=== Listing ===

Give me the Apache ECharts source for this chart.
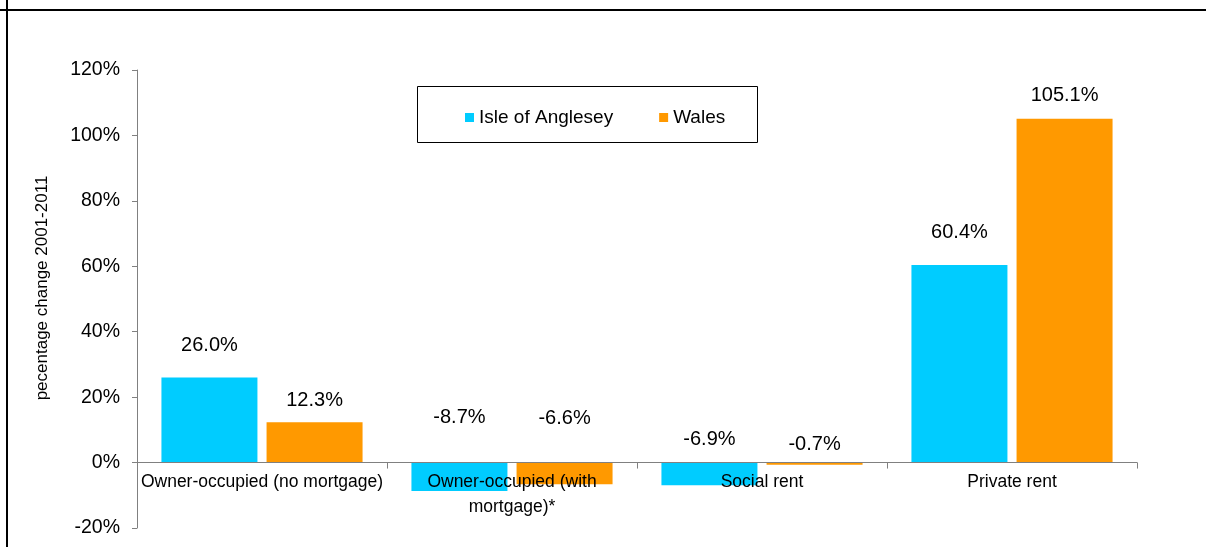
<!DOCTYPE html>
<html>
<head>
<meta charset="utf-8">
<script src="https://cdn.jsdelivr.net/npm/echarts@6/dist/echarts.min.js"></script>
<style>
  html, body { margin: 0; padding: 0; background: #fff; }
  #chart { width: 1206px; height: 547px; }
</style>
</head>
<body>
<div id="chart"></div>
<script>
const categories = [
  'Owner-occupied (no mortgage)',
  'Owner-occupied (with\nmortgage)*',
  'Social rent',
  'Private rent'
]
const anglesey = [26.0, -8.7, -6.9, 60.4]
const wales = [12.3, -6.6, -0.7, 105.1]

// label gaps above bars (manual placement in the original)
const angleseyGap = [22, 35, 13, 22]
const walesGap = [12, 34, 8, 13]

const font = "'Liberation Sans', Arial, sans-serif"
const chart = echarts.init(document.getElementById('chart'))

const yMin = -20
const yMax = 120
const gridTop = 70
const gridBottom = 19
const plotH = 547 - gridTop - gridBottom
// category axis sits on the zero line, labels just under it
const zeroOffset = -plotH * (0 - yMin) / (yMax - yMin)

const makeData = (vals, gaps) =>
  vals.map((v, i) => ({ value: v, label: { distance: gaps[i] } }))

const barLabel = {
  show: true,
  position: 'top',
  fontSize: 20,
  color: '#000',
  fontFamily: font,
  formatter: p => p.value.toFixed(1) + '%'
}

const option = {
  backgroundColor: '#fff',
  animation: false,
  textStyle: { fontFamily: font },
  grid: { left: 137, right: 69, top: gridTop, bottom: gridBottom, outerBoundsMode: 'none' },
  graphic: [
    { type: 'line', shape: { x1: 0, y1: 10, x2: 1206, y2: 10 }, style: { stroke: '#000', lineWidth: 2 } },
    { type: 'line', shape: { x1: 7, y1: 0, x2: 7, y2: 547 }, style: { stroke: '#000', lineWidth: 2 } },
    {
      type: 'rect',
      shape: { x: 417.5, y: 86.5, width: 340, height: 56 },
      style: { fill: '#fff', stroke: '#000', lineWidth: 1 },
      z: 0
    },
    {
      type: 'text',
      x: 42, y: 288,
      rotation: Math.PI / 2,
      style: {
        text: 'pecentage change 2001-2011',
        font: '17px ' + font,
        fill: '#000',
        align: 'center',
        verticalAlign: 'middle'
      }
    }
  ],
  legend: {
    left: 460,
    top: 103,
    itemWidth: 9,
    itemHeight: 9,
    itemGap: 46,
    icon: 'rect',
    textStyle: { fontSize: 19, color: '#000', fontFamily: font },
    z: 10
  },
  xAxis: {
    type: 'category',
    data: categories,
    offset: zeroOffset,
    axisLine: { onZero: false, lineStyle: { color: '#808080', width: 1 } },
    axisTick: { show: true, length: 6, interval: 0, lineStyle: { color: '#808080' } },
    axisLabel: {
      interval: 0,
      margin: 7,
      fontSize: 17.5,
      lineHeight: 25,
      color: '#000',
      fontFamily: font
    },
    z: 5
  },
  yAxis: {
    type: 'value',
    min: yMin,
    max: yMax,
    interval: 20,
    splitLine: { show: false },
    axisLine: { show: true, lineStyle: { color: '#808080' } },
    axisTick: { show: true, length: 5, lineStyle: { color: '#808080' } },
    axisLabel: {
      margin: 17,
      fontSize: 19.5,
      color: '#000',
      fontFamily: font,
      formatter: v => v + '%'
    }
  },
  series: [
    {
      name: 'Isle of Anglesey',
      type: 'bar',
      barWidth: '38.4%',
      barGap: '9.5%',
      itemStyle: { color: '#00CCFF' },
      label: barLabel,
      data: makeData(anglesey, angleseyGap)
    },
    {
      name: 'Wales',
      type: 'bar',
      barWidth: '38.4%',
      itemStyle: { color: '#FF9900' },
      label: barLabel,
      data: makeData(wales, walesGap)
    }
  ]
}

chart.setOption(option)
window.addEventListener('resize', function () {
  chart.resize()
})
</script>
</body>
</html>
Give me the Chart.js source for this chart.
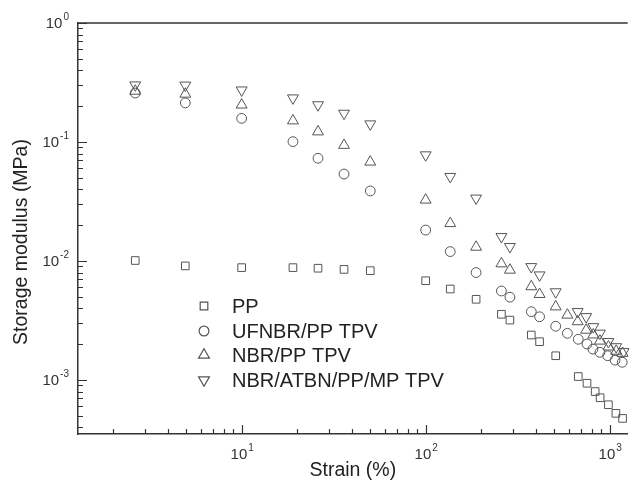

===

Instruction: Reproduce all of the material above word for word. Omit the pictures.

Correct result:
Give me the Apache ECharts source for this chart.
<!DOCTYPE html>
<html>
<head>
<meta charset="utf-8">
<script src="https://cdn.jsdelivr.net/npm/echarts@6/dist/echarts.min.js"></script>
<style>
  html, body { margin: 0; padding: 0; background: #fff; }
  #chart { width: 1206px; height: 547px; }
</style>
</head>
<body>
<div id="chart"></div>
<script>
const categories = [
  'Owner-occupied (no mortgage)',
  'Owner-occupied (with\nmortgage)*',
  'Social rent',
  'Private rent'
]
const anglesey = [26.0, -8.7, -6.9, 60.4]
const wales = [12.3, -6.6, -0.7, 105.1]

// label gaps above bars (manual placement in the original)
const angleseyGap = [22, 35, 13, 22]
const walesGap = [12, 34, 8, 13]

const font = "'Liberation Sans', Arial, sans-serif"
const chart = echarts.init(document.getElementById('chart'))

const yMin = -20
const yMax = 120
const gridTop = 70
const gridBottom = 19
const plotH = 547 - gridTop - gridBottom
// category axis sits on the zero line, labels just under it
const zeroOffset = -plotH * (0 - yMin) / (yMax - yMin)

const makeData = (vals, gaps) =>
  vals.map((v, i) => ({ value: v, label: { distance: gaps[i] } }))

const barLabel = {
  show: true,
  position: 'top',
  fontSize: 20,
  color: '#000',
  fontFamily: font,
  formatter: p => p.value.toFixed(1) + '%'
}

const option = {
  backgroundColor: '#fff',
  animation: false,
  textStyle: { fontFamily: font },
  grid: { left: 137, right: 69, top: gridTop, bottom: gridBottom, outerBoundsMode: 'none' },
  graphic: [
    { type: 'line', shape: { x1: 0, y1: 10, x2: 1206, y2: 10 }, style: { stroke: '#000', lineWidth: 2 } },
    { type: 'line', shape: { x1: 7, y1: 0, x2: 7, y2: 547 }, style: { stroke: '#000', lineWidth: 2 } },
    {
      type: 'rect',
      shape: { x: 417.5, y: 86.5, width: 340, height: 56 },
      style: { fill: '#fff', stroke: '#000', lineWidth: 1 },
      z: 0
    },
    {
      type: 'text',
      x: 42, y: 288,
      rotation: Math.PI / 2,
      style: {
        text: 'pecentage change 2001-2011',
        font: '17px ' + font,
        fill: '#000',
        align: 'center',
        verticalAlign: 'middle'
      }
    }
  ],
  legend: {
    left: 460,
    top: 103,
    itemWidth: 9,
    itemHeight: 9,
    itemGap: 46,
    icon: 'rect',
    textStyle: { fontSize: 19, color: '#000', fontFamily: font },
    z: 10
  },
  xAxis: {
    type: 'category',
    data: categories,
    offset: zeroOffset,
    axisLine: { onZero: false, lineStyle: { color: '#808080', width: 1 } },
    axisTick: { show: true, length: 6, interval: 0, lineStyle: { color: '#808080' } },
    axisLabel: {
      interval: 0,
      margin: 7,
      fontSize: 17.5,
      lineHeight: 25,
      color: '#000',
      fontFamily: font
    },
    z: 5
  },
  yAxis: {
    type: 'value',
    min: yMin,
    max: yMax,
    interval: 20,
    splitLine: { show: false },
    axisLine: { show: true, lineStyle: { color: '#808080' } },
    axisTick: { show: true, length: 5, lineStyle: { color: '#808080' } },
    axisLabel: {
      margin: 17,
      fontSize: 19.5,
      color: '#000',
      fontFamily: font,
      formatter: v => v + '%'
    }
  },
  series: [
    {
      name: 'Isle of Anglesey',
      type: 'bar',
      barWidth: '38.4%',
      barGap: '9.5%',
      itemStyle: { color: '#00CCFF' },
      label: barLabel,
      data: makeData(anglesey, angleseyGap)
    },
    {
      name: 'Wales',
      type: 'bar',
      barWidth: '38.4%',
      itemStyle: { color: '#FF9900' },
      label: barLabel,
      data: makeData(wales, walesGap)
    }
  ]
}

chart.setOption(option)
window.addEventListener('resize', function () {
  chart.resize()
})
</script>
</body>
</html>
Give me the Chart.js source for this chart.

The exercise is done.